# SET EXERCISE
Skip pictures in the listing below; copy exactly the lines from the one with "What matplotlib code" through the one with "sans = 'Lato'", inclusive.

Rows from a dataset:
....................
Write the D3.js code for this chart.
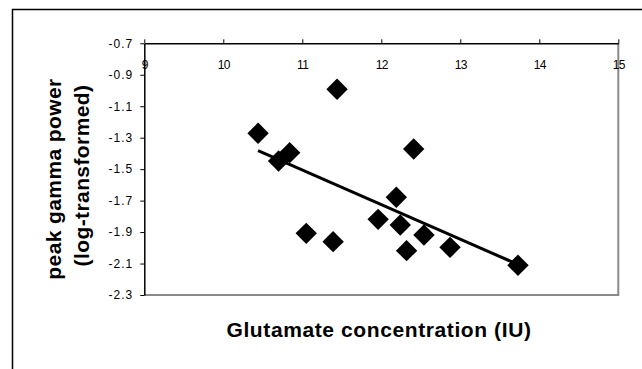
<!DOCTYPE html>
<html>
<head>
<meta charset="utf-8">
<script src="https://cdn.jsdelivr.net/npm/d3@7"></script>
<style>
  html, body { margin: 0; padding: 0; background: #fff; }
  svg { display: block; }
</style>
</head>
<body>
<svg id="chart" width="642" height="369"></svg>
<script>
// ---- data ----
const glutamate = [10.44, 10.70, 10.84, 11.44, 12.41, 11.05, 11.39, 12.19, 11.96, 12.24, 12.54, 12.32, 12.87, 13.73];
const gammaPower = [-1.272, -1.448, -1.395, -0.992, -1.372, -1.908, -1.961, -1.679, -1.819, -1.855, -1.919, -2.018, -1.997, -2.111];
const xTickValues = [9, 10, 11, 12, 13, 14, 15];
const xTickLabels = ["9", "10", "11", "12", "13", "14", "15"];
const yTickValues = [-0.7, -0.9, -1.1, -1.3, -1.5, -1.7, -1.9, -2.1, -2.3];
const yTickLabels = ["-0.7", "-0.9", "-1.1", "-1.3", "-1.5", "-1.7", "-1.9", "-2.1", "-2.3"];
const xTitle = "Glutamate concentration (IU)";
const yTitle1 = "peak gamma power";
const yTitle2 = "(log-transformed)";

(function () {
// ---- layout ----
const svg = d3.select("#chart");
const pL = 144.3, pR = 618.3, pT = 43.3, pB = 295;
const x = d3.scaleLinear().domain([9, 15]).range([pL, pR]);
const y = d3.scaleLinear().domain([-2.3, -0.7]).range([pB, pT]);
const font = "Arial, 'Liberation Sans', Helvetica, sans-serif";

// outer chart border
svg.append("path")
  .attr("d", `M12.5,369 L12.5,9.5 L642,9.5`)
  .attr("fill", "none").attr("stroke", "#000").attr("stroke-width", 1.5);

// plot area right/bottom border (grey)
svg.append("path")
  .attr("d", `M${pL},${pB} L${pR},${pB} L${pR},${pT}`)
  .attr("fill", "none").attr("stroke", "#8a8a8a").attr("stroke-width", 2);

// y axis
const yAxis = svg.append("g")
  .attr("transform", `translate(${pL},0)`)
  .call(d3.axisLeft(y).tickValues(yTickValues)
    .tickFormat((d, i) => yTickLabels[i]).tickSize(4).tickPadding(7).tickSizeOuter(0));
yAxis.select(".domain").attr("stroke", "#000").attr("stroke-width", 1.5);
yAxis.selectAll(".tick line").attr("stroke", "#000").attr("stroke-width", 1);
yAxis.selectAll("text").attr("font-family", font).attr("font-size", 12)
  .attr("letter-spacing", "1px").attr("fill", "#000");

// x axis (on top, labels inside)
const xAxis = svg.append("g")
  .attr("transform", `translate(0,${pT})`)
  .call(d3.axisTop(x).tickValues(xTickValues)
    .tickFormat((d, i) => xTickLabels[i]).tickSize(4).tickSizeOuter(0));
xAxis.select(".domain").attr("stroke", "#000").attr("stroke-width", 1.5);
xAxis.selectAll(".tick line").attr("stroke", "#000").attr("stroke-width", 1);
xAxis.selectAll("text").attr("font-family", font).attr("font-size", 12)
  .attr("letter-spacing", "-0.5px")
  .attr("y", 26).attr("dy", null).attr("fill", "#000");

// regression line computed from data
const mx = d3.mean(glutamate), my = d3.mean(gammaPower);
let sxy = 0, sxx = 0;
glutamate.forEach((gx, i) => { sxy += (gx - mx) * (gammaPower[i] - my); sxx += (gx - mx) * (gx - mx); });
const slope = sxy / sxx, icpt = my - slope * mx;
const [x0, x1] = d3.extent(glutamate);
svg.append("line")
  .attr("x1", x(x0)).attr("y1", y(icpt + slope * x0))
  .attr("x2", x(x1)).attr("y2", y(icpt + slope * x1))
  .attr("stroke", "#000").attr("stroke-width", 3);

// diamonds
const r = 10.7;
svg.append("g").selectAll("path")
  .data(glutamate.map((g, i) => [g, gammaPower[i]]))
  .join("path")
  .attr("d", d => {
    const cx = x(d[0]), cy = y(d[1]);
    return `M${cx},${cy - r} L${cx + r},${cy} L${cx},${cy + r} L${cx - r},${cy} Z`;
  })
  .attr("fill", "#000");

// axis titles
svg.append("text")
  .attr("x", 379).attr("y", 336.5)
  .attr("text-anchor", "middle")
  .attr("font-family", font).attr("font-weight", "bold").attr("font-size", 21)
  .attr("letter-spacing", "0.6px")
  .text(xTitle);

svg.append("text")
  .attr("transform", "translate(60.7,179) rotate(-90)")
  .attr("text-anchor", "middle")
  .attr("font-family", font).attr("font-weight", "bold").attr("font-size", 21)
  .attr("letter-spacing", "0.4px")
  .text(yTitle1);

svg.append("text")
  .attr("transform", "translate(89.3,175.5) rotate(-90)")
  .attr("text-anchor", "middle")
  .attr("font-family", font).attr("font-weight", "bold").attr("font-size", 21)
  .attr("letter-spacing", "0.4px")
  .text(yTitle2);
})();
</script>
</body>
</html>
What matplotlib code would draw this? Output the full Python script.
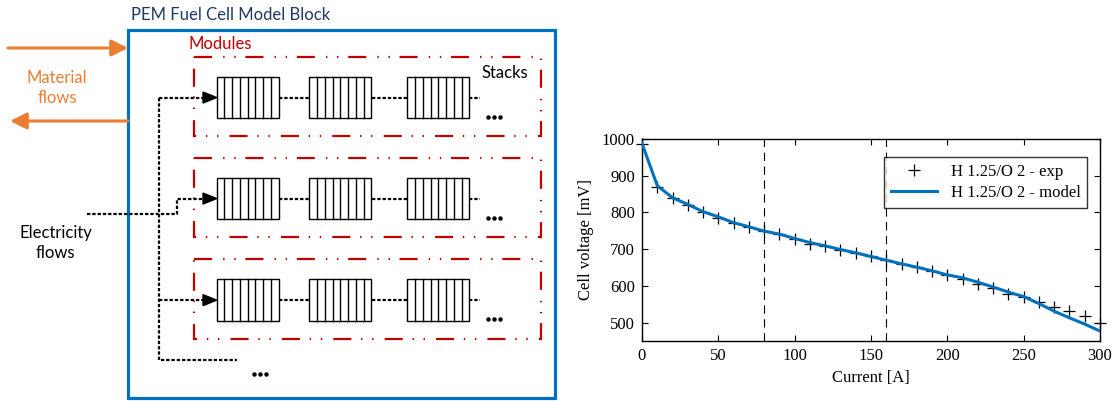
import matplotlib.pyplot as plt
import matplotlib.patches as mpatches

plt.rcParams['lines.scale_dashes'] = False

# polarisation curve data
current_exp = [0, 10, 20, 30, 40, 50, 60, 70, 80, 90, 100, 110, 120, 130, 140, 150,
               160, 170, 180, 190, 200, 210, 220, 230, 240, 250, 260, 270, 280, 290, 300]
voltage_exp = [986, 870, 838, 820, 802, 786, 770, 761, 749, 740, 729, 715, 709, 699, 690, 681,
               670, 659, 652, 640, 629, 620, 606, 593, 579, 570, 556, 543, 531, 517, 500]
current_model = [0, 10, 20, 30, 40, 50, 60, 70, 80, 90, 100, 110, 120, 130, 140, 150,
                 160, 170, 180, 190, 200, 210, 220, 230, 240, 250, 260, 270, 280, 290, 300]
voltage_model = [988, 873, 840, 822, 802, 788, 772, 761, 749, 741, 729, 718, 709, 699, 690, 680,
                 670, 660, 651, 641, 630, 622, 610, 597, 583, 571, 552, 531, 513, 496, 477]
region_limits = [80, 160]

W, H = 1118, 401
fig = plt.figure(figsize=(W / 100, H / 100), dpi=100)

# ---------------- left: block diagram (pixel coordinates) ----------------
ad = fig.add_axes([0, 0, 1, 1])
ad.set_xlim(0, W)
ad.set_ylim(H, 0)
ad.axis('off')

blue = '#0070C0'
orange = '#ED7D31'
red = '#C00000'
navy = '#1F3864'
sans = 'Lato'


def ellipsis(ax, xc, yc):
    # the "..." continuation marks of the diagram
    ax.plot([xc - 6, xc, xc + 6], [yc, yc, yc], 'o', color='black', ms=3.2, mew=0)


ad.add_patch(mpatches.Rectangle((127.7, 30), 555 - 127.7, 398 - 30, fill=False,
                                ec=blue, lw=2.3))
ad.text(131, 15, 'PEM Fuel Cell Model Block', color=navy, fontsize=12,
        family=sans, ha='left', va='center')

arrow_kw = dict(arrowstyle='-|>,head_length=1.0,head_width=0.5', color=orange,
                lw=2.2, mutation_scale=10, shrinkA=0, shrinkB=0)
ad.annotate('', xy=(128, 48), xytext=(8, 48), arrowprops=arrow_kw)
ad.annotate('', xy=(10, 121), xytext=(128, 121), arrowprops=arrow_kw)
ad.text(57, 88, 'Material\nflows', color=orange, fontsize=12, family=sans,
        ha='center', va='center', linespacing=1.3)
ad.text(55.7, 243, 'Electricity\nflows', color='black', fontsize=12, family=sans,
        ha='center', va='center', linespacing=1.3)
ad.text(189, 44, 'Modules', color=red, fontsize=12, family=sans, ha='left', va='center')
ad.text(481, 73.3, 'Stacks', color='black', fontsize=12, family=sans, ha='left', va='center')

module_tops = [56.7, 157.7, 259.3]
stack_x = [216.7, 309.3, 407.3]
stack_w, stack_h = 62, 41.7
dot_ls = (0, (2.4, 1.4))

for top in module_tops:
    ad.add_patch(mpatches.Rectangle((194.3, top), 541 - 194.3, 79.5, fill=False, ec=red,
                                    lw=1.6, linestyle=(0, (13, 8, 1, 7, 1, 7))))
    s_top = top + 20
    mid = s_top + stack_h / 2
    for x0 in stack_x:
        ad.add_patch(mpatches.Rectangle((x0, s_top), stack_w, stack_h, fc='white',
                                        ec='black', lw=1))
        for k in range(1, 8):
            xx = x0 + k * stack_w / 8
            ad.plot([xx, xx], [s_top, s_top + stack_h], color='black', lw=1)
    for xa, xb in [(279, 309.3), (371.7, 407.3), (469.3, 480)]:
        ad.plot([xa, xb], [mid, mid], color='black', lw=1.6, linestyle=dot_ls)
    ad.add_patch(mpatches.Polygon([(203, mid - 5.5), (216.7, mid), (203, mid + 5.5)],
                                  closed=True, color='black'))
    ellipsis(ad, 494, mid + 19)

mids = [t + 20 + stack_h / 2 for t in module_tops]
ad.plot([159.3, 159.3, 237.3], [mids[0], 360, 360], color='black', lw=1.6, linestyle=dot_ls)
ad.plot([159.3, 203], [mids[0], mids[0]], color='black', lw=1.6, linestyle=dot_ls)
ad.plot([159.3, 203], [mids[2], mids[2]], color='black', lw=1.6, linestyle=dot_ls)
ad.plot([87.3, 176.7, 176.7, 203], [214, 214, mids[1], mids[1]], color='black', lw=1.6,
        linestyle=dot_ls)
ellipsis(ad, 260, 374)

# ---------------- right: polarisation curve ----------------
serif = 'Liberation Serif'
ax = fig.add_axes([642 / W, 1 - 341 / H, (1100 - 642) / W, (341 - 139) / H])
for xv in region_limits:
    ax.axvline(xv, color='black', lw=0.8, linestyle=(0, (6, 4)))
ax.plot(current_exp, voltage_exp, '+', color='black', markersize=8, mew=0.9,
        label='H 1.25/O 2 - exp', clip_on=False, zorder=3)
ax.plot(current_model, voltage_model, color='#0072BD', lw=2.2,
        label='H 1.25/O 2 - model', zorder=4)
ax.set_xlim(0, 300)
ax.set_ylim(450, 1000)
ax.set_xticks(range(0, 301, 50))
ax.set_yticks(range(500, 1001, 100))
ax.tick_params(direction='in', top=True, right=True, length=4, width=0.8,
               labelsize=12, pad=5)
for lab in ax.get_xticklabels() + ax.get_yticklabels():
    lab.set_family(serif)
for sp in ax.spines.values():
    sp.set_linewidth(1.0)
ax.set_xlabel('Current [A]', family=serif, fontsize=12, labelpad=4)
ax.set_ylabel('Cell voltage [mV]', family=serif, fontsize=12, labelpad=6)
leg = ax.legend(loc='upper right', bbox_to_anchor=(0.99, 0.95), frameon=True, fancybox=False,
                edgecolor='black', prop={'family': serif, 'size': 12}, handlelength=2.8,
                borderpad=0.4, labelspacing=0.3)
leg.get_frame().set_linewidth(1.0)

fig.savefig('out.png', dpi=100)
....................
# SOLUTION TO THE PROBLEM
What matplotlib code would draw this? Output the full Python script.
import matplotlib.pyplot as plt
import matplotlib.patches as mpatches

plt.rcParams['lines.scale_dashes'] = False

# polarisation curve data
current_exp = [0, 10, 20, 30, 40, 50, 60, 70, 80, 90, 100, 110, 120, 130, 140, 150,
               160, 170, 180, 190, 200, 210, 220, 230, 240, 250, 260, 270, 280, 290, 300]
voltage_exp = [986, 870, 838, 820, 802, 786, 770, 761, 749, 740, 729, 715, 709, 699, 690, 681,
               670, 659, 652, 640, 629, 620, 606, 593, 579, 570, 556, 543, 531, 517, 500]
current_model = [0, 10, 20, 30, 40, 50, 60, 70, 80, 90, 100, 110, 120, 130, 140, 150,
                 160, 170, 180, 190, 200, 210, 220, 230, 240, 250, 260, 270, 280, 290, 300]
voltage_model = [988, 873, 840, 822, 802, 788, 772, 761, 749, 741, 729, 718, 709, 699, 690, 680,
                 670, 660, 651, 641, 630, 622, 610, 597, 583, 571, 552, 531, 513, 496, 477]
region_limits = [80, 160]

W, H = 1118, 401
fig = plt.figure(figsize=(W / 100, H / 100), dpi=100)

# ---------------- left: block diagram (pixel coordinates) ----------------
ad = fig.add_axes([0, 0, 1, 1])
ad.set_xlim(0, W)
ad.set_ylim(H, 0)
ad.axis('off')

blue = '#0070C0'
orange = '#ED7D31'
red = '#C00000'
navy = '#1F3864'
sans = 'Lato'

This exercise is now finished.